===== Data shown =====

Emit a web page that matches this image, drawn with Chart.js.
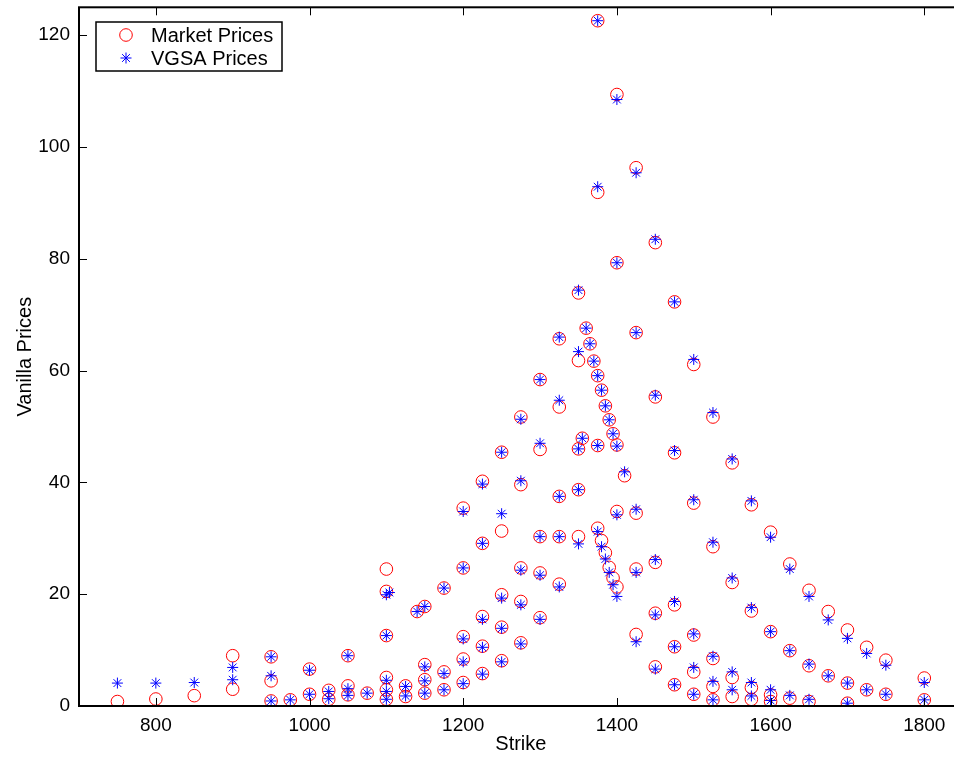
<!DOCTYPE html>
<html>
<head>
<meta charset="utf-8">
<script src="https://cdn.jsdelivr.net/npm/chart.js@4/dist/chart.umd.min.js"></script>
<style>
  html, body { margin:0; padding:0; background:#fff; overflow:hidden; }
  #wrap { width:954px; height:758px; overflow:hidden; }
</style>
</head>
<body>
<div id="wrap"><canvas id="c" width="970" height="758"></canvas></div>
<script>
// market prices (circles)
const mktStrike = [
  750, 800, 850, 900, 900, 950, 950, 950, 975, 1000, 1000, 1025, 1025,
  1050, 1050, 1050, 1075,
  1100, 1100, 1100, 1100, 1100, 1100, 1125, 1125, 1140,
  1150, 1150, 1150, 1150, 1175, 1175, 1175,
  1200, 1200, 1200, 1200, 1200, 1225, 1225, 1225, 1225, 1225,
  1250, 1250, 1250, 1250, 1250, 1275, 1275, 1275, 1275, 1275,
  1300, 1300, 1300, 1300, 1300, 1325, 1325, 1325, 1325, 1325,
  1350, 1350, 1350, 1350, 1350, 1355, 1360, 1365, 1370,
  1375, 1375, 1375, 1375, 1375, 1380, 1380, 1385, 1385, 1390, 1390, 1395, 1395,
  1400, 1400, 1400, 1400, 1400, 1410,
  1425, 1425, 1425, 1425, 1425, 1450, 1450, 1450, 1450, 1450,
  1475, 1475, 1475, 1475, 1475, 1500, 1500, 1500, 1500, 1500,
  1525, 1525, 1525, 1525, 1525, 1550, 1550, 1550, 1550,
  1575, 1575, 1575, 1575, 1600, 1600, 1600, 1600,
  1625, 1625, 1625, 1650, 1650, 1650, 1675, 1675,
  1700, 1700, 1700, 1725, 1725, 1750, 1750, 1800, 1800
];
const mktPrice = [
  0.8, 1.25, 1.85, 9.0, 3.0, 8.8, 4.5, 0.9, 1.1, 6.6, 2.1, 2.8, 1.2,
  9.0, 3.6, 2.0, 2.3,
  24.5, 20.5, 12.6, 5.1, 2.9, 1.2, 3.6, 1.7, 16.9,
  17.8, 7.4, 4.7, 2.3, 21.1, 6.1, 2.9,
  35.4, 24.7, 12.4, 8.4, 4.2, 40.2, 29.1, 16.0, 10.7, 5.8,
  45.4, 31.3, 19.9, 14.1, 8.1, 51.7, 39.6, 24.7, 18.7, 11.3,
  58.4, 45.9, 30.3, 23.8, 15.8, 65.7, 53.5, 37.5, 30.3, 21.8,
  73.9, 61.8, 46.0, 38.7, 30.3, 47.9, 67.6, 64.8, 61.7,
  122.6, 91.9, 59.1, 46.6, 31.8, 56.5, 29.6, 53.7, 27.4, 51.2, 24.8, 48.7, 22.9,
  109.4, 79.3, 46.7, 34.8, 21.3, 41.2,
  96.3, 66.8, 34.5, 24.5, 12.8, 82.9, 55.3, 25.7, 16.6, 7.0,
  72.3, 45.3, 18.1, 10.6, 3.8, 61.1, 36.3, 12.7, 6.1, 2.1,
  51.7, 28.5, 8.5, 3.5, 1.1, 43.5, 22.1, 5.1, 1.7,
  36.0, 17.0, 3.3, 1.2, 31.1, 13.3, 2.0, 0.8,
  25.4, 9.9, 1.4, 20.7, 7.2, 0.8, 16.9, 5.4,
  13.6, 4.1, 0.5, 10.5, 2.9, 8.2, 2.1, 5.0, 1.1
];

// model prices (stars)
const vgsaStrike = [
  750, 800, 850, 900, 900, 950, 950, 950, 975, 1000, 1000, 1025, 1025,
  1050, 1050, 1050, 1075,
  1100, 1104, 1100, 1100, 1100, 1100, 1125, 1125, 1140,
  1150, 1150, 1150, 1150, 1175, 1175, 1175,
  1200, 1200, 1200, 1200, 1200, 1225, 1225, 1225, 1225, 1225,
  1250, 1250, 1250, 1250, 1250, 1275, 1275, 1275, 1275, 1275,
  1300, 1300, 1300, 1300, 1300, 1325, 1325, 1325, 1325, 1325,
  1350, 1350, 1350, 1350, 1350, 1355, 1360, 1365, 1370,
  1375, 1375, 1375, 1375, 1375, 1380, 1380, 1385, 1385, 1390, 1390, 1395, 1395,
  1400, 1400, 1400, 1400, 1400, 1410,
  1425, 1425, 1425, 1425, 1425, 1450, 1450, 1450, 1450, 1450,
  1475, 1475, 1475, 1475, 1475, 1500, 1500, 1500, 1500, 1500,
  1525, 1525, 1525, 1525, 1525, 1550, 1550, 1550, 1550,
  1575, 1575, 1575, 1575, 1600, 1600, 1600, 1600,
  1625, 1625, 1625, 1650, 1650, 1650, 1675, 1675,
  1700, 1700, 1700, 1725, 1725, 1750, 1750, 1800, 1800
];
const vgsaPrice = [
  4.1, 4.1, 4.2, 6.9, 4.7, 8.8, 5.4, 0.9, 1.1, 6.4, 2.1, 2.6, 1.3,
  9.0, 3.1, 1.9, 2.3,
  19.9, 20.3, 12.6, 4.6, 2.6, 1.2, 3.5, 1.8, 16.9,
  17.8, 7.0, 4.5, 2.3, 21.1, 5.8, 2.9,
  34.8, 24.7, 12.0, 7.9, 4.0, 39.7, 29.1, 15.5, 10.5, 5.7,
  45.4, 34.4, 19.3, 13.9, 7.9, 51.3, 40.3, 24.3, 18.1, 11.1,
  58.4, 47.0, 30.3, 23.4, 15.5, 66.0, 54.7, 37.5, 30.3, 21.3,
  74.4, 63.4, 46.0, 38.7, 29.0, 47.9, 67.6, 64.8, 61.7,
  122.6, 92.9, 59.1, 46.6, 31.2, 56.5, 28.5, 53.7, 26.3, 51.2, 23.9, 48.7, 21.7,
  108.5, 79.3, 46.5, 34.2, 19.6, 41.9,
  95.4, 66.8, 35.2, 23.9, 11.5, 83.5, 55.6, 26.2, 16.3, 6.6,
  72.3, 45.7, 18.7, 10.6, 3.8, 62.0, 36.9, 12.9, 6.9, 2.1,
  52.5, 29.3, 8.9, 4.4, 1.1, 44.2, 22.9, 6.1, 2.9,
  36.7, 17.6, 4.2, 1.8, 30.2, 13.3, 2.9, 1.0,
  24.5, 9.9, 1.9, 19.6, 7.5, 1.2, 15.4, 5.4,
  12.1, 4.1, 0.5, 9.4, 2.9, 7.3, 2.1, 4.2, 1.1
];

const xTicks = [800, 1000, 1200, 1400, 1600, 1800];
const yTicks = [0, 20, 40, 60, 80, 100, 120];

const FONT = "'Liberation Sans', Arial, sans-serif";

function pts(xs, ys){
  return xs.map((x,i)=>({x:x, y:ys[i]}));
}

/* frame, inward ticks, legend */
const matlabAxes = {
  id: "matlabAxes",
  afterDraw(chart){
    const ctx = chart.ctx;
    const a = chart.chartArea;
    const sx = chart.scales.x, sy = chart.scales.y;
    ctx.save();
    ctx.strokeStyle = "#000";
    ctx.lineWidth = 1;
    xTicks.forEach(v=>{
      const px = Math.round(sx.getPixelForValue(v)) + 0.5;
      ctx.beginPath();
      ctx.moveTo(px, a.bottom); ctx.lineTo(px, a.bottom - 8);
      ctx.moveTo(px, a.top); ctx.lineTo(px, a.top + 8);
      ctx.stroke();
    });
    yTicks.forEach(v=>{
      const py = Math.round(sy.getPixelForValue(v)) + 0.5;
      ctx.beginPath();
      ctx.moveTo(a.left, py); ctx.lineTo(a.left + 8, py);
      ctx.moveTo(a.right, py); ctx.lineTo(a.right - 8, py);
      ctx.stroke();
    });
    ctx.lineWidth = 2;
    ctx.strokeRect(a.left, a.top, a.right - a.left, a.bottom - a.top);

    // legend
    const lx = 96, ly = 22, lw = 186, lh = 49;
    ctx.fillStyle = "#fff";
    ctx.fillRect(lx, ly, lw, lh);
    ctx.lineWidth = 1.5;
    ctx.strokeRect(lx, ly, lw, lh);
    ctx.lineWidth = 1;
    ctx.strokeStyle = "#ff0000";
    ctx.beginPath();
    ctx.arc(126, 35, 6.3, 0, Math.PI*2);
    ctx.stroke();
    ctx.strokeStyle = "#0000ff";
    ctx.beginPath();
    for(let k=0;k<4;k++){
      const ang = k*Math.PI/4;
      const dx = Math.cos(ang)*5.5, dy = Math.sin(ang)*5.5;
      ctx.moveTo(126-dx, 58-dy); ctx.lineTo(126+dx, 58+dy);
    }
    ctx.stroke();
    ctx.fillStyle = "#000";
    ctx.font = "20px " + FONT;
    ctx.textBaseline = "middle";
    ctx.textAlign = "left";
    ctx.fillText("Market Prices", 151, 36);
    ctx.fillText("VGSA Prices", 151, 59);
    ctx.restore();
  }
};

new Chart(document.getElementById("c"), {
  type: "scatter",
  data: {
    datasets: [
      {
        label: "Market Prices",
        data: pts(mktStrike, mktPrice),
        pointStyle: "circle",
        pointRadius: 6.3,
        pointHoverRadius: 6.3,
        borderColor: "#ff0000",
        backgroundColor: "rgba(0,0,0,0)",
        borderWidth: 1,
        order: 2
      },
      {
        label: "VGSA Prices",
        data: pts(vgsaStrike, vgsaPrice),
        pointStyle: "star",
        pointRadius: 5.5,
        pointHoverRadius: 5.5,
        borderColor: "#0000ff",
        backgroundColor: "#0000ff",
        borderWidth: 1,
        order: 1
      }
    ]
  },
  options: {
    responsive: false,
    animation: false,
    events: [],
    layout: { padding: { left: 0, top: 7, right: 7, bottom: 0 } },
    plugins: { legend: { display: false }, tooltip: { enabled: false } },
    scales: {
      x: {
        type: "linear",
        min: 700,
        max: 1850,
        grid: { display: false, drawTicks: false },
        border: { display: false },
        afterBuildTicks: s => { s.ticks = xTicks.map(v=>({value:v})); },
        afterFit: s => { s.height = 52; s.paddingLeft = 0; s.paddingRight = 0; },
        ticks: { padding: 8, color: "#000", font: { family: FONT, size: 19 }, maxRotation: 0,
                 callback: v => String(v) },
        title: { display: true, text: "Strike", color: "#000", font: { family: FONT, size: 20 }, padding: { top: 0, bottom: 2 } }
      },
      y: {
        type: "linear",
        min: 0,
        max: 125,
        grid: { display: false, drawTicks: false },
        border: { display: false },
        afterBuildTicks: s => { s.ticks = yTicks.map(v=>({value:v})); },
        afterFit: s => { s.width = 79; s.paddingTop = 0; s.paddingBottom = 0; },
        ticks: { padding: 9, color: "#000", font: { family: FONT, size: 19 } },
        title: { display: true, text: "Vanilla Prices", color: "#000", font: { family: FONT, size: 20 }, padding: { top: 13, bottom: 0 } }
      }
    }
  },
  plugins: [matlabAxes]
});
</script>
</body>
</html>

=====
===== Data shown =====

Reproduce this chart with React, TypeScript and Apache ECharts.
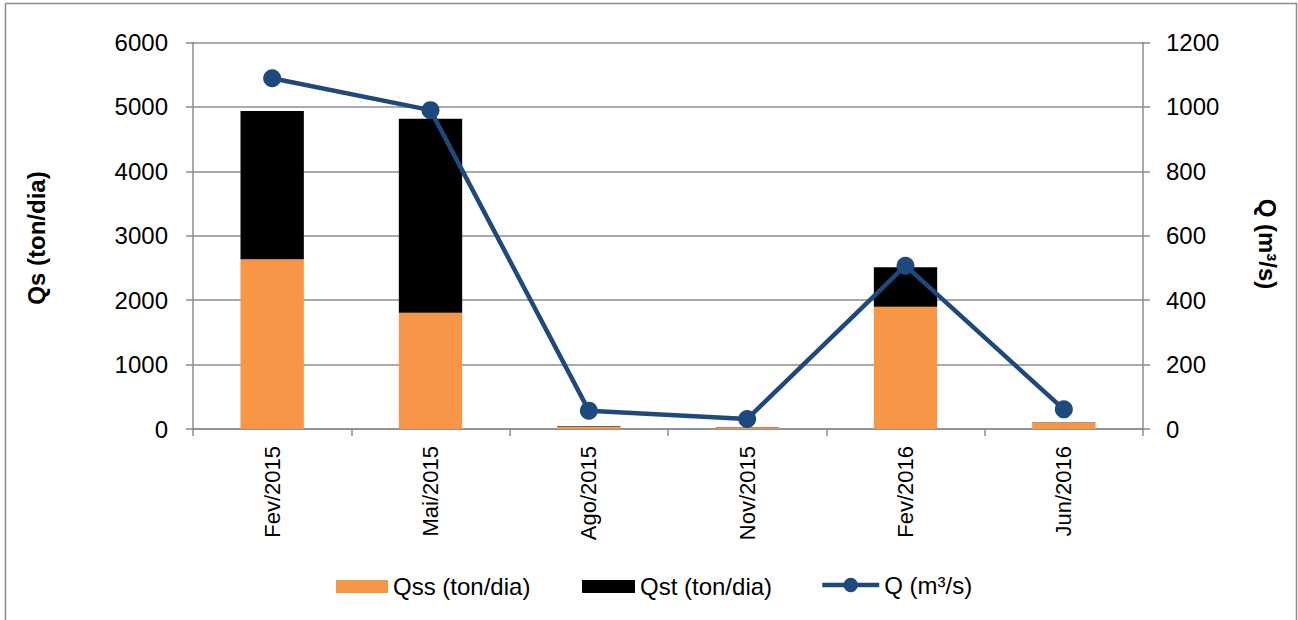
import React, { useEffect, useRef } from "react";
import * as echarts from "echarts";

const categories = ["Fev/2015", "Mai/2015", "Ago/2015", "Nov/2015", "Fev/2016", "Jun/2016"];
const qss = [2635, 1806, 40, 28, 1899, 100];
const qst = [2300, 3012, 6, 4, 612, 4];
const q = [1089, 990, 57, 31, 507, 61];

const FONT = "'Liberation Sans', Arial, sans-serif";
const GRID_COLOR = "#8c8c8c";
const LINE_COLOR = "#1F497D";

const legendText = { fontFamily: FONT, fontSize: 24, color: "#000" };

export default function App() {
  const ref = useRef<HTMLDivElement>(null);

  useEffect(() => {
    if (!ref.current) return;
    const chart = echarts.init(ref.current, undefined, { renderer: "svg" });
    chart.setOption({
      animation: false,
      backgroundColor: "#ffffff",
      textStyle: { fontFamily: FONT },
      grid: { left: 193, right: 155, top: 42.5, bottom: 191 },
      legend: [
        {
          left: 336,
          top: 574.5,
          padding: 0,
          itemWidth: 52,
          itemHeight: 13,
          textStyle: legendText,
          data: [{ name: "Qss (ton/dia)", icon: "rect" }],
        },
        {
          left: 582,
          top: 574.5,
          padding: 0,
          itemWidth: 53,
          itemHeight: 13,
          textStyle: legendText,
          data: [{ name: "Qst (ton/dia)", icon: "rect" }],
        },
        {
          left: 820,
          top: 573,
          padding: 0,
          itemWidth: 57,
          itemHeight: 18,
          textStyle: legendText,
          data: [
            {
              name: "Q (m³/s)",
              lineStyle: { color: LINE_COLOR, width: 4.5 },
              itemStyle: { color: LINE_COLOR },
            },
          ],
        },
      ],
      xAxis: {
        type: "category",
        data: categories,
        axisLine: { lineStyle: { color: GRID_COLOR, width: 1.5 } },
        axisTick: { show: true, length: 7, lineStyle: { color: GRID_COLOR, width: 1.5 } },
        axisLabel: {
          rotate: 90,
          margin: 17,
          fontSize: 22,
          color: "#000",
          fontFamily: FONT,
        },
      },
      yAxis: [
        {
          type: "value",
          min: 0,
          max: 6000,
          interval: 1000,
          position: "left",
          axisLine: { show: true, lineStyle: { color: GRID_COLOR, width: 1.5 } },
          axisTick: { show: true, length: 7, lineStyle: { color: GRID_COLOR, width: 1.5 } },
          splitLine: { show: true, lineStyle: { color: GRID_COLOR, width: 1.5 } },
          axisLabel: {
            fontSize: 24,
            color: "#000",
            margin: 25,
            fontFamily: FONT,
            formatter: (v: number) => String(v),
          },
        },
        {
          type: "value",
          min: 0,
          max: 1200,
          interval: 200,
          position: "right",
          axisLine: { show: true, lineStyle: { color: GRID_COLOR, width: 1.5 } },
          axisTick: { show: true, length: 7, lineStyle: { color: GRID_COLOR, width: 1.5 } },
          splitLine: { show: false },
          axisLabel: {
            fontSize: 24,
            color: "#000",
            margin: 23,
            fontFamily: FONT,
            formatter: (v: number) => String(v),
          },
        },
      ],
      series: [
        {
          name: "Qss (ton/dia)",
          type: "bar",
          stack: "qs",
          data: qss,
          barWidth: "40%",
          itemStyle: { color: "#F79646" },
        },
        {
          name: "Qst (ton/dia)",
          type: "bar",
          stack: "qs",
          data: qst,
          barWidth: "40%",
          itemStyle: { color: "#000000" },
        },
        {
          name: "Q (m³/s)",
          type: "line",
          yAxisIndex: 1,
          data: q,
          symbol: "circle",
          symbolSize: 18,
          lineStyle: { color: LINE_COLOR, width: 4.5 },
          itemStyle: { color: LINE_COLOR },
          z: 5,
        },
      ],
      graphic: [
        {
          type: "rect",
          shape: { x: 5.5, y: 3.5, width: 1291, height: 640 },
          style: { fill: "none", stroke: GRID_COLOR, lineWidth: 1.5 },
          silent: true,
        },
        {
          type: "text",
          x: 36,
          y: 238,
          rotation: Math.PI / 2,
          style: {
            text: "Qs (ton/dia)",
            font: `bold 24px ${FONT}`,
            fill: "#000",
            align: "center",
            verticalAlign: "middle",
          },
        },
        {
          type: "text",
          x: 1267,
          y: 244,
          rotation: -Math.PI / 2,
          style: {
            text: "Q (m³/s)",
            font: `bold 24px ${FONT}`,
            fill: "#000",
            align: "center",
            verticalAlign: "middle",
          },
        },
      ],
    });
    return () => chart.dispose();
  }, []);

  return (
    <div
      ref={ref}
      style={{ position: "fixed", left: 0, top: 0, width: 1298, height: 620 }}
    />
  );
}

=====

Task
Except for the pictures, write out exactly the lines from the line that contains "Reproduce this chart" through the line that contains "const ref = useRef<HTMLDivElement>(null);", including both.

Exercise result
Reproduce this chart with React, TypeScript and Apache ECharts.
import React, { useEffect, useRef } from "react";
import * as echarts from "echarts";

const categories = ["Fev/2015", "Mai/2015", "Ago/2015", "Nov/2015", "Fev/2016", "Jun/2016"];
const qss = [2635, 1806, 40, 28, 1899, 100];
const qst = [2300, 3012, 6, 4, 612, 4];
const q = [1089, 990, 57, 31, 507, 61];

const FONT = "'Liberation Sans', Arial, sans-serif";
const GRID_COLOR = "#8c8c8c";
const LINE_COLOR = "#1F497D";

const legendText = { fontFamily: FONT, fontSize: 24, color: "#000" };

export default function App() {
  const ref = useRef<HTMLDivElement>(null);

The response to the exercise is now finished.